Numbers released by the Kansas Board of Regents show a slight increase in enrollment at Pittsburg State.

“Our headcount is up this year and we’re very pleased with that because we’ve had several years of declining headcounts, so to be up some is kind of nice,” explained Pitt State Provost Dr. Howard Smith.

With 6,645 students on the Pitt State campus this year, the university wants that trend to continue. Pitt State’s head count rose by twenty students this year, which includes both part time and full time students.

“One of the things that helped was holding tuition at the rate it was at last year,” Smith added. “The Kansas Board of Regents, I think, had good wisdom in that.”

And that decision by the Kansas Board of Regents has allowed students from Oklahoma, Arkansas and Missouri to receive in-state tuition. Looking at their graduate program, the university saw a twenty percent increase in enrollment.

“And this increase is largely due to the new MBA program, largely. But there is also another program–this Master of Arts and Teaching, we have enrolled quite a number of students in that program and some more students in the nursing program as well,” explained Pawan Kahol, the Dean of Graduate Studies.

And as far as growing the amount of graduate students, staff in the graduate department say this is something they have been working to improve for a while.
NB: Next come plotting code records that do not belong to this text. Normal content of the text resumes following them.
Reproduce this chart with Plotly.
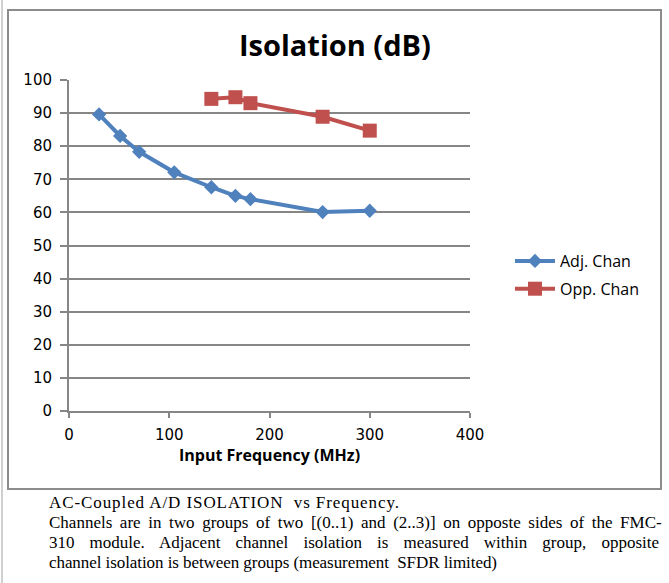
import plotly.graph_objects as go

# Data
adj_freq = [30, 51, 70, 105, 142, 166, 181, 253, 300]
adj_iso = [89.6, 83.1, 78.3, 72.1, 67.6, 65.0, 64.0, 60.1, 60.5]
opp_freq = [142, 166, 181, 253, 300]
opp_iso = [94.3, 94.8, 93.0, 88.9, 84.7]

x_ticks = [0, 100, 200, 300, 400]
y_ticks = [0, 10, 20, 30, 40, 50, 60, 70, 80, 90, 100]

W, H = 669, 583
L, R, T, B = 69, 470, 80, 411  # plot area in pixels


def px(x):
    return (x - L) / (R - L)


def py(y):
    return (B - y) / (B - T)


fig = go.Figure()
fig.add_trace(go.Scatter(
    x=adj_freq, y=adj_iso, name="Adj. Chan", mode="lines+markers", legendgroup="a",
    line=dict(color="#4F81BD", width=4),
    marker=dict(symbol="diamond", size=11, color="#4F81BD"),
))
fig.add_trace(go.Scatter(
    x=opp_freq, y=opp_iso, name="Opp. Chan", mode="lines+markers", legendgroup="b",
    line=dict(color="#C0504D", width=4),
    marker=dict(symbol="square", size=14, color="#C0504D"),
))

grid = "#868686"
font_sans = "Open Sans"
tick_font = dict(family="DejaVu Sans", size=15, color="#000")

fig.update_xaxes(
    range=[0, 400], tickvals=x_ticks, showgrid=False, zeroline=False,
    showline=True, linecolor=grid, linewidth=2,
    ticks="outside", ticklen=5, tickwidth=2, tickcolor=grid,
    tickfont=tick_font, ticklabelstandoff=4,
    title=dict(text="<b>Input Frequency (MHz)</b>", font=dict(family=font_sans, size=16, color="#000"), standoff=3),
)
fig.update_yaxes(
    range=[0, 100], tickvals=y_ticks, showgrid=True, gridcolor=grid, gridwidth=2,
    zeroline=False, showline=True, linecolor=grid, linewidth=2,
    ticks="outside", ticklen=7, tickwidth=2, tickcolor=grid,
    tickfont=tick_font, ticklabelstandoff=5,
)

shapes = [
    dict(type="rect", xref="paper", yref="paper",
         x0=px(8), x1=px(661), y0=py(489), y1=py(10),
         line=dict(color="#8c8c8c", width=2), fillcolor="rgba(0,0,0,0)", layer="below"),
    dict(type="line", xref="paper", yref="paper",
         x0=px(2), x1=px(2), y0=py(583), y1=py(0),
         line=dict(color="#a0a0a0", width=1)),
]

footer_lines = [
    "AC-Coupled A/D ISOLATION  vs Frequency.",
    "Channels are in two groups of two [(0..1) and (2..3)] on opposte sides of the FMC-",
    "310 module. Adjacent channel isolation is measured within group, opposite",
    "channel isolation is between groups (measurement  SFDR limited)",
]
footer_y = [502, 522, 542, 562]
footer_w = [350, 613, 610, 448]
footer_mode = ["l", "w", "w", "l"]  # letter- or word-spacing adjustment

annotations = [
    dict(text="<b>Isolation (dB)</b>", xref="paper", yref="paper", x=px(335), y=py(44),
         xanchor="center", yanchor="middle", showarrow=False,
         font=dict(family=font_sans, size=29, color="#000")),
]
for txt, yy in zip(footer_lines, footer_y):
    annotations.append(dict(text=txt, xref="paper", yref="paper", x=px(47), y=py(yy),
                            xanchor="left", yanchor="middle", showarrow=False,
                            font=dict(family="Liberation Serif", size=17, color="#000")))

fig.update_layout(
    width=W, height=H, autosize=False,
    margin=dict(l=L, r=W - R, t=T, b=H - B),
    paper_bgcolor="white", plot_bgcolor="white",
    showlegend=True,
    legend=dict(x=px(510), y=py(244), xanchor="left", yanchor="top",
                font=dict(family=font_sans, size=16, color="#000"),
                bgcolor="rgba(0,0,0,0)", traceorder="grouped", tracegroupgap=4, itemwidth=40),
    shapes=shapes, annotations=annotations,
)

# justify the caption lines to the widths measured in the reference
js_items = ",".join('[%r,%d,%r]' % (t, w, m) for t, w, m in zip(footer_lines, footer_w, footer_mode))
post = """
document.body.style.margin='0';
var gd=document.getElementById('{plot_id}');
var targets=[%s];
function norm(s){return s.replace(/[\\u00a0 ]/g,' ');}
gd.querySelectorAll('text.annotation-text').forEach(function(t){
  var s=norm(t.textContent);
  targets.forEach(function(p){
    if(norm(p[0])===s){
      var b0=t.getBBox();
      if(p[2]==='w'){
        var n=(s.match(/ /g)||[]).length;
        t.style.wordSpacing=((p[1]-b0.width)/n)+'px';
      } else {
        var n=s.length-1;
        t.style.letterSpacing=((p[1]-b0.width)/n)+'px';
      }
      var b1=t.getBBox();
      var dx=b0.x-b1.x;
      var tr=t.getAttribute('transform')||'';
      t.setAttribute('transform', tr+' translate('+dx+',0)');
    }
  });
});
""" % js_items

fig.write_html("out.html", post_script=post, config={"displayModeBar": False})
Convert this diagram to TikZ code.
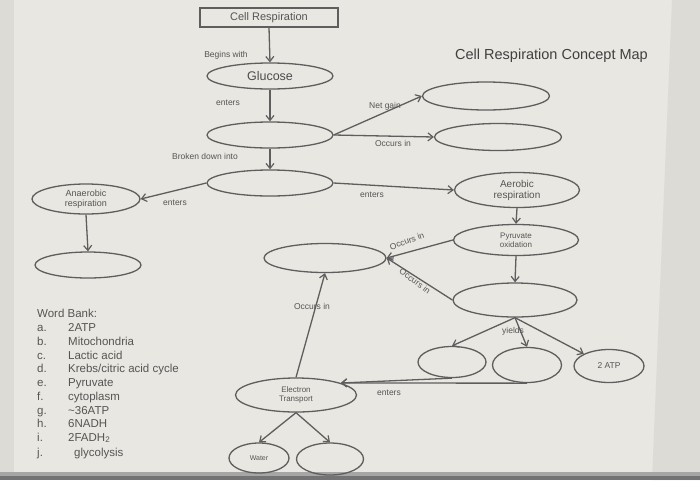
\documentclass[tikz,border=0pt]{standalone}
\usepackage{fontspec}
\setmainfont{Liberation Sans}
\usetikzlibrary{shapes.geometric,arrows.meta}
\definecolor{paper}{HTML}{E9E7E1}
\definecolor{strip}{HTML}{DCDBD5}
\definecolor{ink}{HTML}{5E5E5E}
\definecolor{txt}{HTML}{555555}
\tikzset{
  ov/.style={draw=ink,line width=1.3pt,ellipse,inner sep=0pt,text=txt,align=center},
  con/.style={draw=ink,line width=1.3pt,-{Straight Barb[length=5pt,width=8pt,line width=1.2pt]}},
  lab/.style={text=txt,font=\fontsize{8.5}{10}\selectfont,inner sep=0pt},
  wb/.style={text=txt,font=\fontsize{11.5}{12}\selectfont,inner sep=0pt,anchor=base west}
}
\begin{document}
\begin{tikzpicture}[x=1pt,y=-1pt]
% background (photo of paper)
\fill[paper] (0,0) rectangle (700,480);
\fill[strip] (672,0) -- (700,0) -- (700,480) -- (652,480) -- cycle;
\fill[strip] (0,0) rectangle (14,480);
\fill[black!35] (0,472) rectangle (700,476);
\fill[black!55] (0,476) rectangle (700,480);
\useasboundingbox (0,0) rectangle (700,480);

% nodes
\node[draw=ink,line width=1.3pt,rectangle,minimum width=138pt,minimum height=19pt,inner sep=0pt,text=txt,font=\fontsize{11}{12}\selectfont] (cr) at (269,17.5) {Cell Respiration};
\node[ov,minimum width=126pt,minimum height=26pt,font=\fontsize{12.5}{13}\selectfont,text=black!70] (glu) at (270,76) {Glucose};
\node[ov,minimum width=126pt,minimum height=26pt] (e2) at (270,135) {};
\node[ov,minimum width=126pt,minimum height=26pt] (e3) at (270,183) {};
\node[ov,minimum width=127pt,minimum height=28pt] (na) at (486,96) {};
\node[ov,minimum width=127pt,minimum height=27pt] (nb) at (498,137) {};
\node[ov,minimum width=125pt,minimum height=35pt,font=\fontsize{10}{11}\selectfont] (aer) at (517,190) {Aerobic\\respiration};
\node[ov,minimum width=125pt,minimum height=31pt,font=\fontsize{8}{9}\selectfont] (pyr) at (516,240) {Pyruvate\\oxidation};
\node[ov,minimum width=124pt,minimum height=34pt] (kr) at (515,300) {};
\node[ov,minimum width=122pt,minimum height=29pt] (mito) at (325,258) {};
\node[ov,minimum width=121pt,minimum height=34pt,font=\fontsize{8}{9}\selectfont] (et) at (296,395) {Electron\\Transport};
\node[ov,minimum width=68pt,minimum height=31pt] (s1) at (452,362) {};
\node[ov,minimum width=69pt,minimum height=35pt] (s2) at (527,365) {};
\node[ov,minimum width=70pt,minimum height=33pt,font=\fontsize{8.5}{9}\selectfont] (atp) at (609,366) {2 ATP};
\node[ov,minimum width=60pt,minimum height=30pt,font=\fontsize{7}{8}\selectfont] (water) at (259,458) {Water};
\node[ov,minimum width=67pt,minimum height=32pt] (s3) at (330,459) {};
\node[ov,minimum width=108pt,minimum height=30pt,font=\fontsize{9}{9.5}\selectfont] (anr) at (86,199) {Anaerobic\\respiration};
\node[ov,minimum width=106pt,minimum height=26pt] (low) at (88,265) {};

% title
\node[text=black!75,font=\fontsize{14.5}{15}\selectfont,anchor=west,inner sep=0pt] (title) at (455,56) {Cell Respiration Concept Map};

% connectors
\draw[con] (cr.south) -- (glu.north);
\draw[con] (glu.south) -- (e2.north);
\draw[con] (e2.south) -- (e3.north);
\draw[con] (e2.east) -- (na.west);
\draw[con] (e2.east) -- (nb.west);
\draw[con] (e3.east) -- (aer.west);
\draw[con] (e3.west) -- (anr.east);
\draw[con] (anr.south) -- (low.north);
\draw[con] (aer.south) -- (pyr.north);
\draw[con] (pyr.south) -- (kr.north);
\draw[con] (pyr.west) -- (mito.east);
\draw[con] (kr.west) -- (mito.east);
\draw[con] (et.north) -- (mito.south);
\draw[con] (kr.south) -- (s1.north);
\draw[con] (kr.south) -- (s2.north);
\draw[con] (kr.south) -- (atp.north west);
\draw[con] (s1.south) -- (et.15);
\draw[con] (s2.south) -- (et.15);
\draw[con] (et.south) -- (water.north);
\draw[con] (et.south) -- (s3.north);

% labels
\node[lab] (l1) at (226,55) {Begins with};
\node[lab] (l2) at (228,103) {enters};
\node[lab] (l3) at (205,156) {Broken down into};
\node[lab] (l4) at (385,106) {Net gain};
\node[lab] (l5) at (393,143) {Occurs in};
\node[lab] (l6) at (372,195) {enters};
\node[lab] (l7) at (175,203) {enters};
\node[lab,rotate=20] (l8) at (407,241) {Occurs in};
\node[lab,rotate=-36] (l9) at (415,281) {Occurs in};
\node[lab] (l10) at (312,306) {Occurs in};
\node[lab] (l11) at (513,331) {yields};
\node[lab] (l12) at (389,393) {enters};

% word bank
\node[wb] (wbh) at (37,317) {Word Bank:};
\foreach \l/\t/\y [count=\i] in {a./2ATP/331, b./Mitochondria/345, c./Lactic acid/359, d./Krebs\slash citric acid cycle/372, e./Pyruvate/386, f./cytoplasm/400, g./\textasciitilde36ATP/414, h./6NADH/427, i./2FADH\textsubscript{2}/441}{
  \node[wb] (wl\i) at (37,\y) {\l};
  \node[wb] (wi\i) at (68,\y) {\t};
}
\node[wb] (wlj) at (37,456) {j.};
\node[wb] (wij) at (74,456) {glycolysis};
\end{tikzpicture}
\end{document}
“So this has been pretty deliberate, and usually institutions think that if they want to increase numbers, bring in more international students,” Kahol added. “But, here is an example where we have increased enrollment in domestic students.”

Kahol adds students in the graduate program explained to him they chose to enroll at the university because of the quality of education, relevance of the program, and convenience. These numbers give Pitt State some reassurance that they can look forward to a larger student body as in recent year’s past numbers were declining.